▸ Required task
Print word for word the first line of the listing below and every line after it, through the line with "const seriesSubs = ['1', '2', '3'];". Leave out the pictures and the rest.
----------------------------------------
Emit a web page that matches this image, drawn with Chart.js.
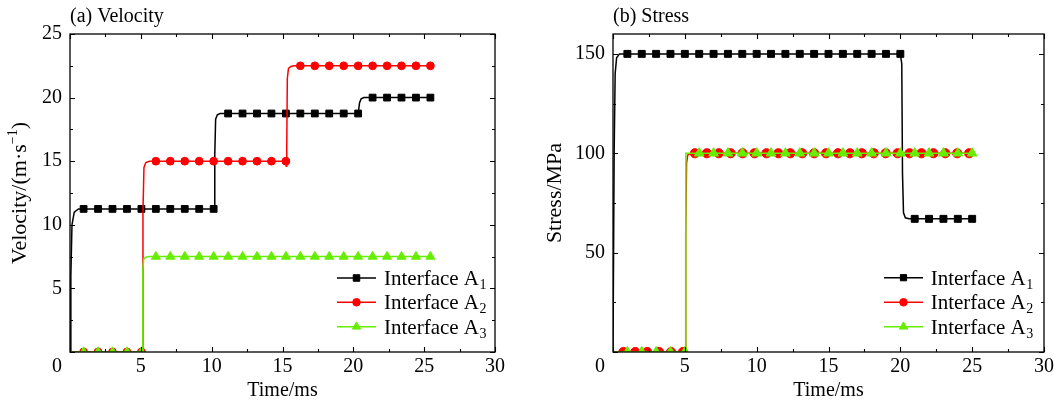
<!DOCTYPE html>
<html><head><meta charset="utf-8">
<script src="https://cdn.jsdelivr.net/npm/chart.js@4.4.1/dist/chart.umd.min.js"></script>
<style>
html,body{margin:0;padding:0;background:#fff;}
#wrap{position:relative;width:1061px;height:408px;overflow:hidden;background:#fff;}
canvas{position:absolute;top:0;}
#c1{left:0}
#c2{left:530px}
</style></head><body>
<div id="wrap"><canvas id="c1" width="530" height="408"></canvas><canvas id="c2" width="531" height="408"></canvas></div>
<script>
const FONT = "'Liberation Serif','Times New Roman',serif";

// ---------------- data ----------------
const seriesNames = ['Interface A', 'Interface A', 'Interface A'];
const seriesSubs = ['1', '2', '3'];

const xMajor = [0, 5, 10, 15, 20, 25, 30];
const xMinor = [2.5, 7.5, 12.5, 17.5, 22.5, 27.5];
const velMajor = [0, 5, 10, 15, 20, 25];
const velMinor = [2.5, 7.5, 12.5, 17.5, 22.5];
const velLabels = [5, 10, 15, 20, 25];
const stressMajor = [0, 50, 100, 150];
const stressMinor = [25, 75, 125];
const stressLabels = [50, 100, 150];

// (a) Velocity — marker times
const velMarkT = [0.96, 1.98, 3.00, 4.02, 5.04, 6.06, 7.08, 8.10, 9.12, 10.14, 11.16, 12.18, 13.20, 14.22, 15.24, 16.26, 17.28, 18.30, 19.32, 20.34, 21.36, 22.38, 23.40, 24.42, 25.44];

const velA1T = [0, 0.06, 0.14, 0.3, 0.6, 0.96, 1.98, 3.00, 4.02, 5.04, 6.06, 7.08, 8.10, 9.12, 10.14, 10.18, 10.22, 10.28, 10.4, 10.6, 11.16, 12.18, 13.20, 14.22, 15.24, 16.26, 17.28, 18.30, 19.32, 20.34, 20.38, 20.44, 20.55, 20.75, 21.36, 22.38, 23.40, 24.42, 25.44];
const velA1V = [0, 6, 10, 11.0, 11.25, 11.25, 11.25, 11.25, 11.25, 11.25, 11.25, 11.25, 11.25, 11.25, 11.25, 11.25, 15.5, 18.3, 18.65, 18.75, 18.75, 18.75, 18.75, 18.75, 18.75, 18.75, 18.75, 18.75, 18.75, 18.75, 18.75, 19.6, 19.9, 20, 20, 20, 20, 20, 20];

const velA2T = [0, 0.96, 1.98, 3.00, 4.02, 5.04, 5.1, 5.15, 5.22, 5.35, 5.6, 6.06, 7.08, 8.10, 9.12, 10.14, 11.16, 12.18, 13.20, 14.22, 15.24, 15.27, 15.3, 15.34, 15.42, 15.6, 15.8, 16.26, 17.28, 18.30, 19.32, 20.34, 21.36, 22.38, 23.40, 24.42, 25.44];
const velA2V = [0, 0, 0, 0, 0, 0, 0, 11, 14.5, 14.9, 15, 15, 15, 15, 15, 15, 15, 15, 15, 15, 15, 14.6, 16, 21.5, 22.3, 22.45, 22.5, 22.5, 22.5, 22.5, 22.5, 22.5, 22.5, 22.5, 22.5, 22.5, 22.5];

const velA3T = [0, 0.96, 1.98, 3.00, 4.02, 5.04, 5.1, 5.14, 5.2, 5.35, 5.6, 6.06, 7.08, 8.10, 9.12, 10.14, 11.16, 12.18, 13.20, 14.22, 15.24, 16.26, 17.28, 18.30, 19.32, 20.34, 21.36, 22.38, 23.40, 24.42, 25.44];
const velA3V = [0, 0, 0, 0, 0, 0, 0, 6.5, 7.3, 7.45, 7.5, 7.5, 7.5, 7.5, 7.5, 7.5, 7.5, 7.5, 7.5, 7.5, 7.5, 7.5, 7.5, 7.5, 7.5, 7.5, 7.5, 7.5, 7.5, 7.5, 7.5];

// (b) Stress — marker times
const strMarkT = [1, 2, 3, 4, 5, 6, 7, 8, 9, 10, 11, 12, 13, 14, 15, 16, 17, 18, 19, 20, 21, 22, 23, 24, 25];
const strRedMarkT = [0.72, 1.55, 2.38, 3.21, 4.04, 4.87, 5.70, 6.53, 7.36, 8.19, 9.02, 9.85, 10.68, 11.51, 12.34, 13.17, 14.00, 14.83, 15.66, 16.49, 17.32, 18.15, 18.98, 19.81, 20.64, 21.47, 22.30, 23.13, 23.96, 24.79];

const strA1T = [0, 0.08, 0.15, 0.25, 0.45, 1, 2, 3, 4, 5, 6, 7, 8, 9, 10, 11, 12, 13, 14, 15, 16, 17, 18, 19, 20, 20.1, 20.15, 20.22, 20.35, 20.6, 21, 22, 23, 24, 25];
const strA1V = [0, 100, 140, 148, 150, 150, 150, 150, 150, 150, 150, 150, 150, 150, 150, 150, 150, 150, 150, 150, 150, 150, 150, 150, 150, 145, 90, 70, 67.5, 67, 67, 67, 67, 67, 67];

const strA2T = [0, 0.72, 1.55, 2.38, 3.21, 4.04, 4.87, 5.02, 5.06, 5.12, 5.2, 5.4, 5.70, 6.53, 7.36, 8.19, 9.02, 9.85, 10.68, 11.51, 12.34, 13.17, 14.00, 14.83, 15.66, 16.49, 17.32, 18.15, 18.98, 19.81, 20.64, 21.47, 22.30, 23.13, 23.96, 24.79, 25.1];
const strA2V = [0, 0, 0, 0, 0, 0, 0, 0, 60, 95, 99, 100, 100, 100, 100, 100, 100, 100, 100, 100, 100, 100, 100, 100, 100, 100, 100, 100, 100, 100, 100, 100, 100, 100, 100, 100, 100];

const strA3T = [0, 1, 2, 3, 4, 5, 5.05, 5.07, 6, 7, 8, 9, 10, 11, 12, 13, 14, 15, 16, 17, 18, 19, 20, 21, 22, 23, 24, 25];
const strA3V = [0, 0, 0, 0, 0, 0, 0, 100, 100, 100, 100, 100, 100, 100, 100, 100, 100, 100, 100, 100, 100, 100, 100, 100, 100, 100, 100, 100];

// ---------------- styles ----------------
const COLORS = ['#000000', '#ff0000', '#66ee00'];
const STYLES = ['rect', 'circle', 'triangle'];

function mk(i, T, V, marks, r) {
  const set = new Set(marks);
  return {
    label: seriesNames[i] + seriesSubs[i],
    data: T.map((t, k) => ({x: t, y: V[k]})),
    borderColor: COLORS[i], backgroundColor: COLORS[i], borderWidth: 1.5,
    pointStyle: STYLES[i], pointBackgroundColor: COLORS[i], pointBorderColor: COLORS[i],
    pointBorderWidth: 1,
    pointRadius: c => (c.raw && set.has(c.raw.x)) ? r : 0,
    pointHoverRadius: 0,
    tension: 0,
    order: 2 - i
  };
}

function scales(yMin, yMax, yLabels, yW) {
  return {
    x: {
      type: 'linear', min: 0, max: 30,
      grid: {display: false, drawTicks: false}, border: {display: false},
      afterBuildTicks: s => { s.ticks = xMajor.map(v => ({value: v})); },
      afterFit: s => { s.height = 56; },
      ticks: {color: '#000', font: {family: FONT, size: 20}, padding: 3, maxRotation: 0, autoSkip: false,
              callback: v => (v === 0 ? '' : String(v))}
    },
    y: {
      type: 'linear', min: yMin, max: yMax,
      grid: {display: false, drawTicks: false}, border: {display: false},
      afterBuildTicks: s => { s.ticks = yLabels.map(v => ({value: v})); },
      afterFit: s => { s.width = yW; },
      ticks: {color: '#000', font: {family: FONT, size: 20}, padding: 8, autoSkip: false}
    }
  };
}

const decor = {
  id: 'decor',
  afterDatasetsDraw(chart, args, o) {
    const {ctx, chartArea: a} = chart;
    const x = chart.scales.x, y = chart.scales.y;
    ctx.save();
    ctx.strokeStyle = '#000';
    ctx.lineWidth = 1.3;
    ctx.strokeRect(a.left, a.top, a.right - a.left, a.bottom - a.top);
    ctx.lineWidth = 1.1;
    ctx.beginPath();
    const xt = (arr, len) => arr.forEach(v => {
      const p = Math.round(x.getPixelForValue(v)) + 0.5;
      ctx.moveTo(p, a.bottom); ctx.lineTo(p, a.bottom - len);
      ctx.moveTo(p, a.top); ctx.lineTo(p, a.top + len);
    });
    const yt = (arr, len) => arr.forEach(v => {
      const p = Math.round(y.getPixelForValue(v)) + 0.5;
      ctx.moveTo(a.left, p); ctx.lineTo(a.left + len, p);
      ctx.moveTo(a.right, p); ctx.lineTo(a.right - len, p);
    });
    xt(xMajor, 5); xt(xMinor, 3);
    yt(o.yMajor, 5); yt(o.yMinor, 3);
    ctx.stroke();

    ctx.fillStyle = '#000';
    ctx.font = '20px ' + FONT;
    // panel title
    ctx.textAlign = 'left'; ctx.textBaseline = 'alphabetic';
    ctx.fillText(o.title, a.left, 22);
    // x title
    ctx.textAlign = 'center';
    ctx.fillText(o.xTitle, (a.left + a.right) / 2, 396);
    // offset "0" label
    ctx.textBaseline = 'middle';
    ctx.fillText('0', x.getPixelForValue(0) - 13, a.bottom + 3 + 12);

    // y title (rotated, with parts)
    ctx.save();
    ctx.translate(o.yTitleX, (a.top + a.bottom) / 2);
    ctx.rotate(-Math.PI / 2);
    ctx.textBaseline = 'alphabetic'; ctx.textAlign = 'left';
    let total = 0;
    o.yTitle.forEach(p => { ctx.font = p.size + 'px ' + FONT; total += ctx.measureText(p.t).width; });
    let cx = -total / 2;
    o.yTitle.forEach(p => { ctx.font = p.size + 'px ' + FONT; ctx.fillText(p.t, cx, p.dy); cx += ctx.measureText(p.t).width; });
    ctx.restore();

    // legend
    const lg = o.legend;
    for (let i = 0; i < 3; i++) {
      const ry = lg.rows[i];
      ctx.strokeStyle = COLORS[i]; ctx.lineWidth = 1.5;
      ctx.beginPath(); ctx.moveTo(lg.x0, ry); ctx.lineTo(lg.x1, ry); ctx.stroke();
      ctx.fillStyle = COLORS[i]; ctx.strokeStyle = COLORS[i]; ctx.lineWidth = 1;
      Chart.helpers.drawPoint(ctx, {pointStyle: STYLES[i], radius: lg.r[i], rotation: 0, borderWidth: 1}, (lg.x0 + lg.x1) / 2, ry);
      ctx.fillStyle = '#000';
      ctx.font = '21px ' + FONT; ctx.textAlign = 'left'; ctx.textBaseline = 'alphabetic';
      ctx.fillText(seriesNames[i], lg.tx, ry + 7);
      const w = ctx.measureText(seriesNames[i]).width;
      ctx.font = '14px ' + FONT;
      ctx.fillText(seriesSubs[i], lg.tx + w + 0.5, ry + 11);
    }
    ctx.restore();
  }
};

const common = {
  responsive: false, animation: false, devicePixelRatio: 1, events: [],
  plugins: {legend: {display: false}, tooltip: {enabled: false}}
};

new Chart(document.getElementById('c1'), {
  type: 'line',
  data: {datasets: [
    mk(0, velA1T, velA1V, velMarkT, 4.8),
    mk(1, velA2T, velA2V, velMarkT, 3.9),
    mk(2, velA3T, velA3V, velMarkT, 5.2)
  ]},
  options: Object.assign({}, common, {
    layout: {padding: {left: 0, right: 35, top: 34, bottom: 0}},
    scales: scales(0, 25, velLabels, 70),
    plugins: Object.assign({}, common.plugins, {decor: {
      title: '(a) Velocity', xTitle: 'Time/ms', yMajor: velMajor, yMinor: velMinor,
      yTitleX: 26,
      yTitle: [{t: 'Velocity/(m·s', size: 22, dy: 0}, {t: '−1', size: 14, dy: -9}, {t: ')', size: 22, dy: 0}],
      legend: {x0: 337, x1: 376, tx: 384, rows: [278, 302.3, 326.7], r: [4.6, 3.8, 4.8]}
    }})
  }),
  plugins: [decor]
});

new Chart(document.getElementById('c2'), {
  type: 'line',
  data: {datasets: [
    mk(0, strA1T, strA1V, strMarkT, 4.9),
    mk(1, strA2T, strA2V, strRedMarkT, 4.6),
    mk(2, strA3T, strA3V, strMarkT, 5.6)
  ]},
  options: Object.assign({}, common, {
    layout: {padding: {left: 0, right: 17, top: 34, bottom: 0}},
    scales: scales(0, 160, stressLabels, 83),
    plugins: Object.assign({}, common.plugins, {decor: {
      title: '(b) Stress', xTitle: 'Time/ms', yMajor: stressMajor, yMinor: stressMinor,
      yTitleX: 31,
      yTitle: [{t: 'Stress/MPa', size: 22, dy: 0}],
      legend: {x0: 354, x1: 393, tx: 400.7, rows: [277.7, 302.3, 326.7], r: [4.4, 3.8, 4.8]}
    }})
  }),
  plugins: [decor]
});
</script>
</body></html>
----------------------------------------
▸ Response for this exercise
Emit a web page that matches this image, drawn with Chart.js.
<!DOCTYPE html>
<html><head><meta charset="utf-8">
<script src="https://cdn.jsdelivr.net/npm/chart.js@4.4.1/dist/chart.umd.min.js"></script>
<style>
html,body{margin:0;padding:0;background:#fff;}
#wrap{position:relative;width:1061px;height:408px;overflow:hidden;background:#fff;}
canvas{position:absolute;top:0;}
#c1{left:0}
#c2{left:530px}
</style></head><body>
<div id="wrap"><canvas id="c1" width="530" height="408"></canvas><canvas id="c2" width="531" height="408"></canvas></div>
<script>
const FONT = "'Liberation Serif','Times New Roman',serif";

// ---------------- data ----------------
const seriesNames = ['Interface A', 'Interface A', 'Interface A'];
const seriesSubs = ['1', '2', '3'];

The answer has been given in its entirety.